» PROMPT:
Print the lines that start the entries and continue through the one holding "const catFontSize = 25;", please, exactly and with the pictures omitted.

[start DATA PROVIDED]

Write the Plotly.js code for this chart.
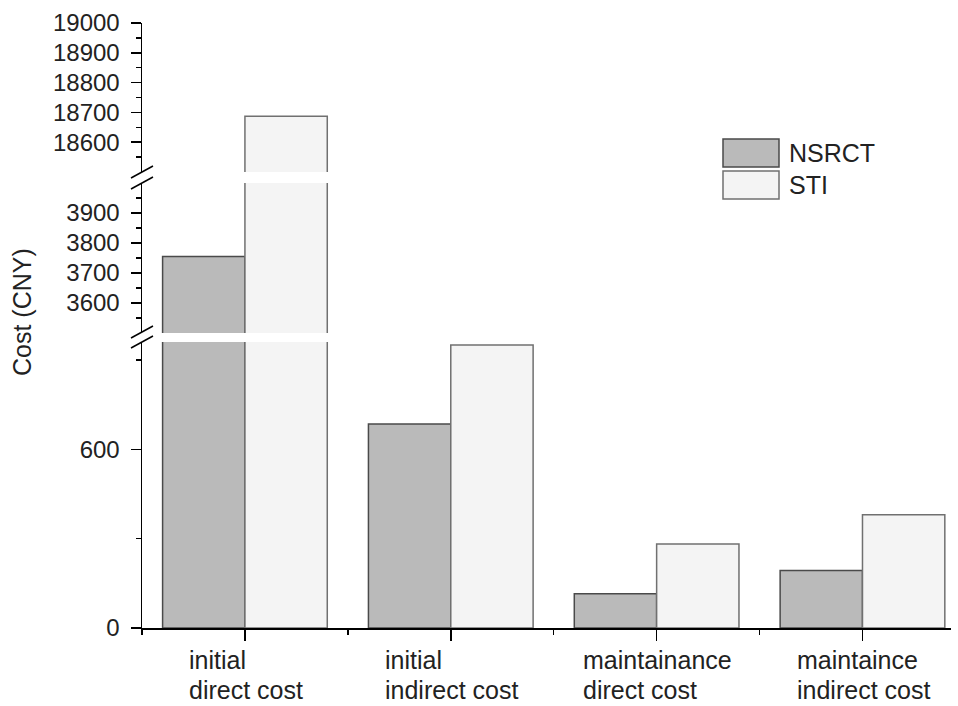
<!DOCTYPE html>
<html>
<head>
<meta charset="utf-8">
<script src="https://cdn.plot.ly/plotly-3.0.1.min.js"></script>
<style>html,body{margin:0;padding:0;background:#fff;}#chart{width:958px;height:706px;}</style>
</head>
<body>
<div id="chart"></div>
<script>
// ---- data ----
const categories = ['initial<br>direct cost', 'initial<br>indirect cost', 'maintainance<br>direct cost', 'maintaince<br>indirect cost'];
const seriesNames = ['NSRCT', 'STI'];
const nsrctValues = [3755, 685, 115, 193];
const stiValues = [18687, 950, 282, 380];
const seriesFill = ['#bababa', '#f4f4f4'];
const seriesLine = ['#4a4a4a', '#707070'];

// broken axis segments (bottom, middle, top)
const segRanges = [[0, 960], [3500, 4000], [18500, 19000]];
const segTicks = [[0, 600], [3600, 3700, 3800, 3900], [18600, 18700, 18800, 18900, 19000]];
const segMinor = [[300, 900], [3550, 3650, 3750, 3850, 3950], [18550, 18650, 18750, 18850, 18950]];

// ---- layout helpers (pixel -> paper) ----
const W = 958, H = 706;
const M = {l: 142, r: 7, t: 23, b: 78};
const PW = W - M.l - M.r, PH = H - M.t - M.b;
const px = x => (x - M.l) / PW;
const py = y => (H - M.b - y) / PH;
const xRange = [-0.5, 3.43];
const pxPerUnit = PW / (xRange[1] - xRange[0]);

const segDomains = [[py(628), py(342)], [py(333), py(183)], [py(172), py(23)]];
const yNames = ['y', 'y2', 'y3'];
const xIdx = categories.map((c, i) => i);
const seriesValues = [nsrctValues, stiValues];

const font = 'Liberation Sans, Arial, sans-serif';
const textColor = '#222';
const catFontSize = 25;

const traces = [];
yNames.forEach(yn => {
  seriesValues.forEach((vals, s) => {
    traces.push({
      type: 'bar', x: xIdx, y: vals, name: seriesNames[s], yaxis: yn, xaxis: 'x',
      showlegend: false, hoverinfo: 'skip',
      marker: {color: seriesFill[s], line: {color: seriesLine[s], width: 1.5}}
    });
  });
});

const layout = {
  width: W, height: H, margin: M,
  paper_bgcolor: '#fff', plot_bgcolor: 'rgba(0,0,0,0)',
  barmode: 'group', bargap: 0.2, bargroupgap: 0,
  showlegend: false,
  font: {family: font, size: 24, color: textColor},
  xaxis: {
    range: xRange, anchor: 'y', showgrid: false, zeroline: false,
    showline: true, linecolor: '#000', linewidth: 1.5,
    tickmode: 'array', tickvals: xIdx, showticklabels: false,
    ticks: 'outside', ticklen: 11, tickwidth: 1.5, tickcolor: '#000',
    minor: {tickmode: 'array', tickvals: [-0.5, 0.5, 1.5, 2.5], ticks: 'outside', ticklen: 5, tickwidth: 1.5, tickcolor: '#000'}
  },
  shapes: [],
  annotations: []
};

yNames.forEach((yn, i) => {
  const key = i === 0 ? 'yaxis' : 'yaxis' + (i + 1);
  layout[key] = {
    domain: segDomains[i], range: segRanges[i], anchor: 'x',
    showgrid: false, zeroline: false, showline: true, linecolor: '#000', linewidth: 1.5,
    tickmode: 'array', tickvals: segTicks[i], tickformat: 'd',
    ticks: 'outside', ticklen: 10, tickwidth: 1.5, tickcolor: '#000',
    ticklabelstandoff: 6,
    tickfont: {family: font, size: 24, color: textColor},
    minor: {tickmode: 'array', tickvals: segMinor[i], ticks: 'outside', ticklen: 5, tickwidth: 1.5, tickcolor: '#000'}
  };
});

// axis break marks
const breaks = [[178, 166], [189, 177], [338, 326], [348, 336]];
breaks.forEach(b => {
  layout.shapes.push({type: 'line', xref: 'paper', yref: 'paper',
    x0: px(131), y0: py(b[0]), x1: px(153), y1: py(b[1]), line: {color: '#000', width: 1.5}});
});

// legend (boxes + names)
const legTop = [139, 171];
seriesNames.forEach((n, s) => {
  layout.shapes.push({type: 'rect', xref: 'paper', yref: 'paper',
    x0: px(723), x1: px(779), y0: py(legTop[s] + 28), y1: py(legTop[s]),
    fillcolor: seriesFill[s], line: {color: seriesLine[s], width: 1.5}});
  layout.annotations.push({xref: 'paper', yref: 'paper', x: px(787), y: py(legTop[s] + 14),
    xanchor: 'left', yanchor: 'middle', text: n, showarrow: false,
    font: {family: font, size: 25, color: textColor}});
});

// category labels: left-aligned two-line blocks centred under each category
const ctx = document.createElement('canvas').getContext('2d');
ctx.font = catFontSize + 'px "Liberation Sans", Arial, sans-serif';
const lineY = [660, 690];
categories.forEach((c, i) => {
  const lines = c.split('<br>');
  const maxW = Math.max(...lines.map(l => ctx.measureText(l).width));
  const left = i - (maxW / 2) / pxPerUnit;
  lines.forEach((l, k) => {
    layout.annotations.push({xref: 'x', yref: 'paper', x: left, y: py(lineY[k]),
      xanchor: 'left', yanchor: 'middle', text: l, showarrow: false, borderpad: 0,
      font: {family: font, size: catFontSize, color: textColor}});
  });
});

// y axis title
layout.annotations.push({xref: 'paper', yref: 'paper', x: px(22), y: py(312),
  xanchor: 'center', yanchor: 'middle', textangle: -90, text: 'Cost (CNY)', showarrow: false,
  font: {family: font, size: 25, color: textColor}});

Plotly.newPlot('chart', traces, layout, {displayModeBar: false, staticPlot: true});
</script>
</body>
</html>
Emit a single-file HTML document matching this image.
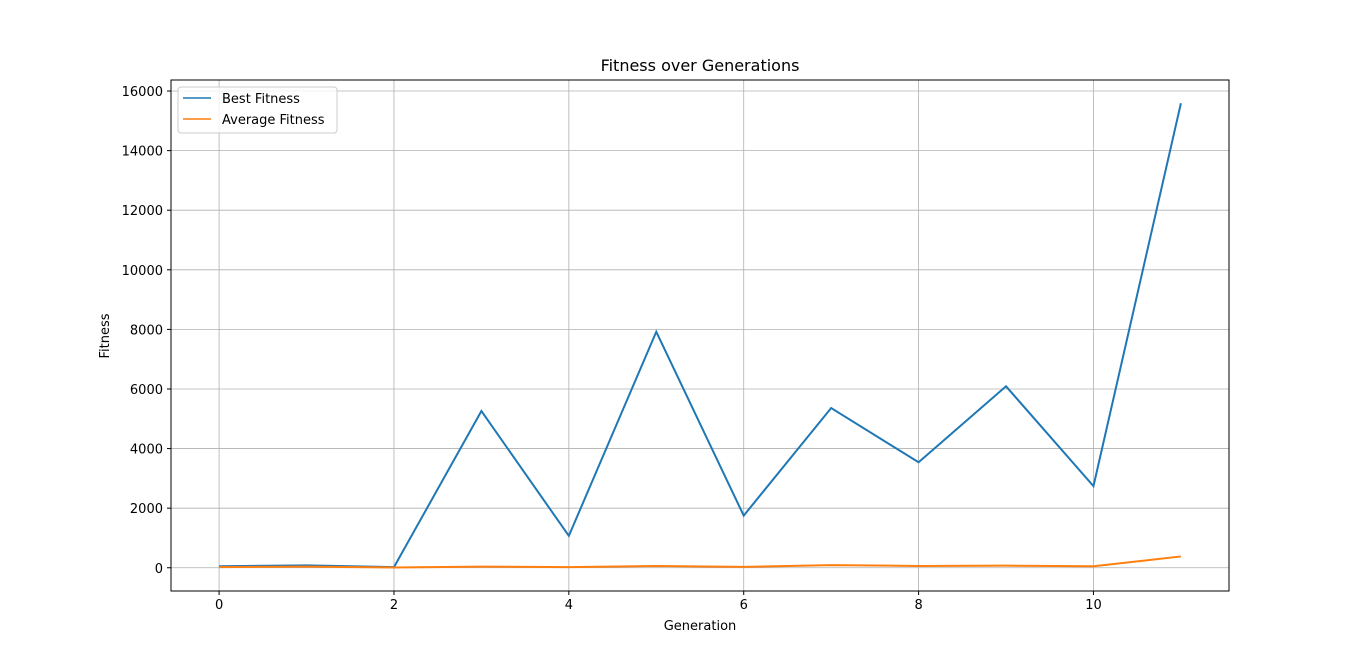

[end DATA PROVIDED]

» SOLVED PROBLEM:
Write the Plotly.js code for this chart.
<!DOCTYPE html>
<html>
<head>
<meta charset="utf-8">
<script src="https://cdn.plot.ly/plotly-3.0.1.min.js"></script>
<style>html,body{margin:0;padding:0;background:#fff;}#chart{width:958px;height:706px;}</style>
</head>
<body>
<div id="chart"></div>
<script>
// ---- data ----
const categories = ['initial<br>direct cost', 'initial<br>indirect cost', 'maintainance<br>direct cost', 'maintaince<br>indirect cost'];
const seriesNames = ['NSRCT', 'STI'];
const nsrctValues = [3755, 685, 115, 193];
const stiValues = [18687, 950, 282, 380];
const seriesFill = ['#bababa', '#f4f4f4'];
const seriesLine = ['#4a4a4a', '#707070'];

// broken axis segments (bottom, middle, top)
const segRanges = [[0, 960], [3500, 4000], [18500, 19000]];
const segTicks = [[0, 600], [3600, 3700, 3800, 3900], [18600, 18700, 18800, 18900, 19000]];
const segMinor = [[300, 900], [3550, 3650, 3750, 3850, 3950], [18550, 18650, 18750, 18850, 18950]];

// ---- layout helpers (pixel -> paper) ----
const W = 958, H = 706;
const M = {l: 142, r: 7, t: 23, b: 78};
const PW = W - M.l - M.r, PH = H - M.t - M.b;
const px = x => (x - M.l) / PW;
const py = y => (H - M.b - y) / PH;
const xRange = [-0.5, 3.43];
const pxPerUnit = PW / (xRange[1] - xRange[0]);

const segDomains = [[py(628), py(342)], [py(333), py(183)], [py(172), py(23)]];
const yNames = ['y', 'y2', 'y3'];
const xIdx = categories.map((c, i) => i);
const seriesValues = [nsrctValues, stiValues];

const font = 'Liberation Sans, Arial, sans-serif';
const textColor = '#222';
const catFontSize = 25;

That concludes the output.